J'enseigne un cours sur la diversité sexuelle dans mon université. Dans ce cours, une copine à moi, transsexuelle, vient offrir un témoignage. La dernière fois que j'ai offert ce cours, un jeune homme noir, très croyant et qui avouait au départ ses préjugés transphobes, s'est levé, suite au témoignage et a applaudi, ému. Ce témoignage et ses préjugés de départ l'ont connecté avec ses difficultés vécues au niveau du racisme. Bref, c'était un très beau moment.
À cet effet-là, je crois que le témoignage que vous offrez permet à plusieurs personnes de confronter leurs préjugés et de vivre de beaux moments d'authenticité.
Julie
Bonjour Michelle,
J'ai vraiment hésité avant de t'écrire ce message. Pourquoi ? Parce que je te respecte, et parce que je ne veux pas te blesser. Je m'explique. Je suis dans la trentaine, et dans une génération qui en a vu de toutes les couleurs, si je peux dire. J'ai appris à t'apprécier à travers tes propos, tes blogues, etc. Je suis capable de voir le fond du personnage. Quand je pense à la génération de mes parents, je vois un bloquage. Pour eux, ils se limitent à l'apparence et ne veulent aller plus loin. Tout cela me fais dire que, bravo pour tes efforts, mais la guerre n'est pas gagnée. Si tu as choisi d'incarner un personne féminin, tu ne dois pas lâcher prise parce ton opération est faite. Non. Tu dois continuer ta démarche.
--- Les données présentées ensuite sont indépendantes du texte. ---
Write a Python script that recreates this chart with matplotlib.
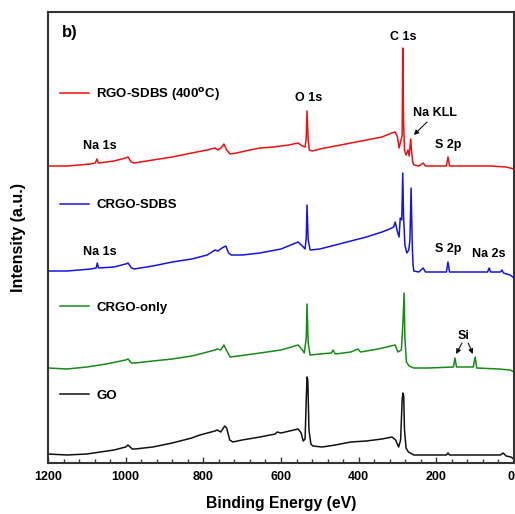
import numpy as np
import matplotlib.pyplot as plt
from matplotlib.legend import Legend

plt.rcParams['font.family'] = ['Liberation Sans', 'DejaVu Sans']
plt.rcParams['font.weight'] = 'bold'

# spectra: binding energy (eV), intensity (a.u., stacked)
e_red = [1200, 1150, 1090, 1078, 1074, 1070, 1030, 1000, 994, 986, 978, 930, 880, 830, 790,
         770, 762, 752, 747, 740, 731, 715, 680, 654, 620, 580, 556, 545, 538, 535, 533, 530,
         527, 520, 500, 460, 420, 380, 340, 315, 306, 300, 296, 291, 288, 286.5, 284.5, 282,
         278, 273, 270, 266, 264, 261, 258, 245, 234, 228, 200, 174, 170, 166, 120, 60, 20, 0]
i_red = [297, 297, 299, 300, 304, 300, 302, 305, 306, 301, 300, 303, 306, 310, 313,
         315, 313, 316, 319, 313, 309, 310, 313, 315, 316, 318, 320, 317, 316, 325, 352, 323,
         313, 312, 314, 317, 320, 323, 326, 330, 331, 326, 315, 323, 328, 415, 343, 313,
         308, 313, 307, 324, 313, 301, 298, 297, 300, 297, 297, 297, 306, 297, 297, 297, 296, 294]

e_blue = [1200, 1150, 1090, 1076, 1073, 1070, 1030, 1000, 994, 985, 978, 930, 880, 830, 790,
          770, 762, 752, 742, 735, 728, 700, 654, 600, 556, 545, 538, 535, 533, 530, 525, 500,
          460, 420, 380, 340, 320, 310, 306, 300, 296, 293, 289, 286.5, 284.5, 281, 276, 271,
          268, 265, 262, 260, 258, 245, 234, 228, 200, 174, 170, 166, 120, 68, 64, 60, 35, 31,
          27, 10, 0]
i_blue = [192, 192, 194, 195, 200, 195, 196, 199, 200, 195, 194, 197, 201, 204, 208,
          213, 212, 215, 217, 210, 208, 208, 210, 214, 221, 217, 214, 225, 258, 223, 213, 214,
          218, 222, 226, 231, 234, 236, 241, 231, 226, 245, 243, 290, 248, 218, 210, 213,
          223, 275, 218, 198, 192, 191, 195, 191, 191, 191, 201, 191, 191, 191, 195, 191, 191, 193,
          190, 188, 185]

e_green = [1200, 1151, 1100, 1050, 1000, 994, 985, 976, 930, 880, 830, 809, 770, 765, 755,
           747, 738, 731, 710, 654, 600, 556, 545, 540, 535, 533, 530, 525, 500, 470, 466, 460,
           420, 402, 395, 350, 306, 299, 290, 286, 283, 281, 277, 270, 258, 220, 156, 152, 148,
           105, 100, 96, 40, 10, 0]
i_green = [95, 94, 96, 99, 103, 104, 100, 100, 102, 104, 107, 109, 113, 114, 113,
           118, 111, 106, 107, 110, 113, 118, 113, 110, 125, 159, 120, 108, 109, 110, 113, 109,
           111, 114, 111, 114, 118, 111, 113, 140, 170, 125, 101, 97, 95, 95, 96, 105, 96,
           96, 106, 95, 94, 93, 91]

e_black = [1200, 1151, 1100, 1030, 1000, 994, 983, 976, 930, 880, 830, 809, 770, 765, 755,
           745, 740, 732, 724, 700, 654, 615, 610, 600, 556, 548, 543, 538, 535, 533, 531, 528,
           523, 518, 494, 460, 420, 380, 340, 314, 305, 297, 292, 288, 286, 284, 282, 278, 272,
           258, 200, 174, 170, 166, 100, 35, 28, 20, 8, 0]
i_black = [9, 8, 9, 13, 16, 18, 14, 14, 16, 20, 25, 28, 32, 33, 31,
           37, 35, 23, 21, 23, 26, 29, 31, 30, 34, 30, 22, 24, 63, 86, 83, 33,
           19, 17, 16, 18, 21, 22, 24, 26, 23, 16, 23, 63, 70, 67, 33, 15, 11,
           8, 8, 8, 10, 8, 8, 8, 10, 7, 6, 4]

series = [
    ('RGO-SDBS (400$^{\\rm o}$C)', e_red, i_red, '#f01010', 0.818),
    ('CRGO-SDBS', e_blue, i_blue, '#1515e0', 0.572),
    ('CRGO-only', e_green, i_green, '#178a17', 0.344),
    ('GO', e_black, i_black, '#111111', 0.149),
]

fig = plt.figure(figsize=(5.15, 5.14), dpi=100)
ax = fig.add_axes([48 / 515, 51 / 514, 466 / 515, 451 / 514])

for name, e, inten, col, ly in series:
    line, = ax.plot(e, inten, color=col, lw=1.1)
    leg = Legend(ax, [line], [name], loc='center left', bbox_to_anchor=(0.026, ly),
                 frameon=False, borderpad=0, borderaxespad=0, handlelength=2.2,
                 handletextpad=0.55, prop={'size': 9.5, 'weight': 'bold'})
    ax.add_artist(leg)

ax.set_xlim(1200, 0)
ax.set_ylim(0, 451)
ax.set_xticks(np.arange(0, 1201, 200))
ax.set_xticks(np.arange(0, 1201, 40), minor=True)
ax.set_yticks([])
ax.tick_params(axis='x', which='both', direction='in', labelsize=9, pad=6, color='#333333')
ax.tick_params(axis='x', which='major', length=4, width=1)
ax.tick_params(axis='x', which='minor', length=3, width=1)
for lab in ax.get_xticklabels():
    lab.set_fontweight('bold')
# the last label sits on the right edge; keep it inside the picture
ax.get_xticklabels()[0].set_ha('right')
for sp in ax.spines.values():
    sp.set_linewidth(1.5)
    sp.set_color('#333333')

ax.set_xlabel('Binding Energy (eV)', fontsize=11.3, fontweight='bold', labelpad=9)
ax.set_ylabel('Intensity (a.u.)', fontsize=11.5, fontweight='bold', labelpad=16)

ax.text(1164, 431, 'b)', fontsize=12, fontweight='bold', va='center', ha='left')

labels = [('Na 1s', 1066, 317), ('Na 1s', 1066, 211), ('O 1s', 528, 365), ('C 1s', 286, 426),
          ('Na KLL', 203, 350), ('S 2p', 170, 318), ('S 2p', 170, 214), ('Na 2s', 64, 209),
          ('Si', 129, 127)]
for txt, x, y in labels:
    ax.text(x, y, txt, fontsize=9, fontweight='bold', ha='center', va='center')

arrows = [((224, 341), (258, 328)), ((134, 120), (149, 109)), ((118, 120), (106, 109))]
for (x0, y0), (x1, y1) in arrows:
    ax.annotate('', xy=(x1, y1), xytext=(x0, y0),
                arrowprops=dict(arrowstyle='-|>', color='#111111', lw=0.8,
                                mutation_scale=7, shrinkA=0, shrinkB=0))

plt.savefig('out.png', dpi=100)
Tu dois convaincre les 50 ans et plus que tu es femme, et ce, sans tomber dans la caricature. C'est très délicat finalement tout ça. Je te respecte énormément de vouloir y accéder, mais je ne sais si j'aurais une telle détermination. Michelle, tu dois travailler encore la féminisation de ton visage. Tu dois travailler ta voix. Je suis honnête, je ne veux te faire du mal, car au niveau du contenu, tu es vraiment spéciale. Pour les gens allumés, sensibles, comme moi, c'est difficile de ne pas t'apprécier, mais pour la masse, tu demeures un phénomène et tu dois faire en sorte qu'ils ne voient plus l'ombre de l'homme en toi. Je te souhaite la meilleure des chances dans ton parcours.
Carlo
Bonjour Michelle,
Je ne vous connaissais pas avant que j'arrive a Montreal, mais en lisant une revue d'affaires a YES j'ai ete tres touchee par votre transformation ... je voulais juste vous dire que je vous souhaite le meilleur du monde et bon courage dans cette nouvelle vie!